Based on her novel about the revolutionary Sara Sonja Lerch, Cornelia Naumann ("Der Abend kommt so schnell") researches the women of the BSF (Bund sozialistischer Frauen), who, now almost completely forgotten, were enthusiastic participants in the 1918 revolution and were persecuted, murdered, disenfranchised and marginalized when it was suppressed. The beer cellar coup of 1923 is their acid test: the women recognize the danger from the right and want to prevent it.
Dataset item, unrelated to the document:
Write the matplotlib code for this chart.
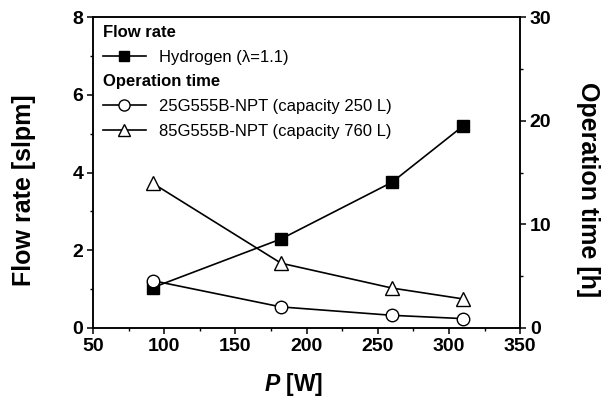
import matplotlib.pyplot as plt
from matplotlib.lines import Line2D

plt.rcParams['font.family'] = ['Liberation Sans', 'DejaVu Sans']
plt.rcParams['mathtext.fontset'] = 'custom'
plt.rcParams['mathtext.bfit'] = 'Liberation Sans:bold:italic'

# data
power = [92, 182, 260, 310]                       # W
h2_flow = [1.04, 2.29, 3.75, 5.2]                  # slpm
time_250 = [4.56, 2.03, 1.22, 0.9]                 # h
time_760 = [13.95, 6.25, 3.85, 2.8]                # h

fig = plt.figure(figsize=(6.09, 3.98), dpi=100)
ax = fig.add_axes([0.153, 0.176, 0.701, 0.781])
ax2 = ax.twinx()

ax.plot(power, h2_flow, color='black', lw=1.2, marker='s', ms=8.5,
        mfc='black', mec='black', zorder=3)
ax2.plot(power, time_250, color='black', lw=1.2, marker='o', ms=9,
         mfc='white', mec='black', mew=1.0, zorder=3)
ax2.plot(power, time_760, color='black', lw=1.2, marker='^', ms=10.5,
         mfc='white', mec='black', mew=1.0, zorder=3)

ax.set_xlim(50, 350)
ax.set_ylim(0, 8)
ax2.set_ylim(0, 30)
ax.set_xticks(range(50, 351, 50))
ax.set_xticks(range(75, 350, 50), minor=True)
ax.set_yticks([0, 2, 4, 6, 8])
ax.set_yticks([1, 3, 5, 7], minor=True)
ax2.set_yticks([0, 10, 20, 30])
ax2.set_yticks([5, 15, 25], minor=True)

for a in (ax, ax2):
    a.tick_params(which='major', direction='out', length=4, width=1.1,
                  labelsize=14, pad=3)
    a.tick_params(which='minor', direction='out', length=2.5, width=1.0)
    for s in a.spines.values():
        s.set_linewidth(1.1)
    for lbl in a.get_xticklabels() + a.get_yticklabels():
        lbl.set_fontweight('bold')

ax.set_xlabel(r'$\mathbfit{P}$ [W]', fontsize=16.5, fontweight='bold', va='center')
ax.xaxis.set_label_coords(0.47, -0.183)
ax.set_ylabel('Flow rate [slpm]', fontsize=18, fontweight='bold', va='center')
ax.yaxis.set_label_coords(-0.163, 0.444)
ax2.set_ylabel('Operation time [h]', fontsize=18, fontweight='bold',
               rotation=270, va='center')
ax2.yaxis.set_label_coords(1.16, 0.444)

blank = Line2D([], [], linestyle='none')
h_h2 = Line2D([], [], color='black', lw=1.2, marker='s', ms=7, mfc='black')
h_250 = Line2D([], [], color='black', lw=1.2, marker='o', ms=8, mfc='white')
h_760 = Line2D([], [], color='black', lw=1.2, marker='^', ms=9, mfc='white')
handles = [blank, h_h2, blank, h_250, h_760]
labels = ['Flow rate', 'Hydrogen (\u03bb=1.1)', 'Operation time',
          '25G555B-NPT (capacity 250 L)', '85G555B-NPT (capacity 760 L)']
leg = ax2.legend(handles, labels, loc='upper left', frameon=False,
                 fontsize=12, handlelength=2.6, handletextpad=0.8,
                 borderpad=0, borderaxespad=0, labelspacing=0.58,
                 bbox_to_anchor=(0.022, 0.975))
for i in (0, 2):
    t = leg.get_texts()[i]
    t.set_fontweight('bold')
    t.set_position((-56, 0))

fig.savefig('out.png', dpi=100)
But then Fritzi disappears ...
Cornelia Naumann presents FRÄULEIN PROLET, accompanied by Michaela Dietl on the accordion: the two artists are a proven team! The evening continues the commemoration of Kurt Eisner's death, which takes place at 11 a.m. at the Hotel Bayrischer Hof.
Cornelia Naumann, born in Marburg, has been dealing with important, unjustly forgotten women for many years. Her plays about the traveling comedienne Karoline Schulze-Kummerfeld and the German-Jewish poet Gertrud Kolmar were followed by biographical novels about Wilhelmine von Bayreuth, Anna Dorothea Therbusch and Isabeau de Bavière and her philosopher Christine de Pizan.
She published "Steckbriefe" with Günther Gerstenberg in edition av and "Ich hoffe noch, dass aller Menschen Glück nahe sein muss", documents of the revolutionary life of Sarah Sonja Lerch, née Rabinowitz, also the subject of her novel "Der Abend kommt so schnell" (Meßkirch 2018). In her new novel "Fräulein Prolet", Naumann investigates the few traces left behind by the women of the BSF during the revolution and the early 1920s.
Cornelia Naumann is an author and dramaturge. She lives and works in Munich and on Nordstrand.
The event will take place in the luggage hall.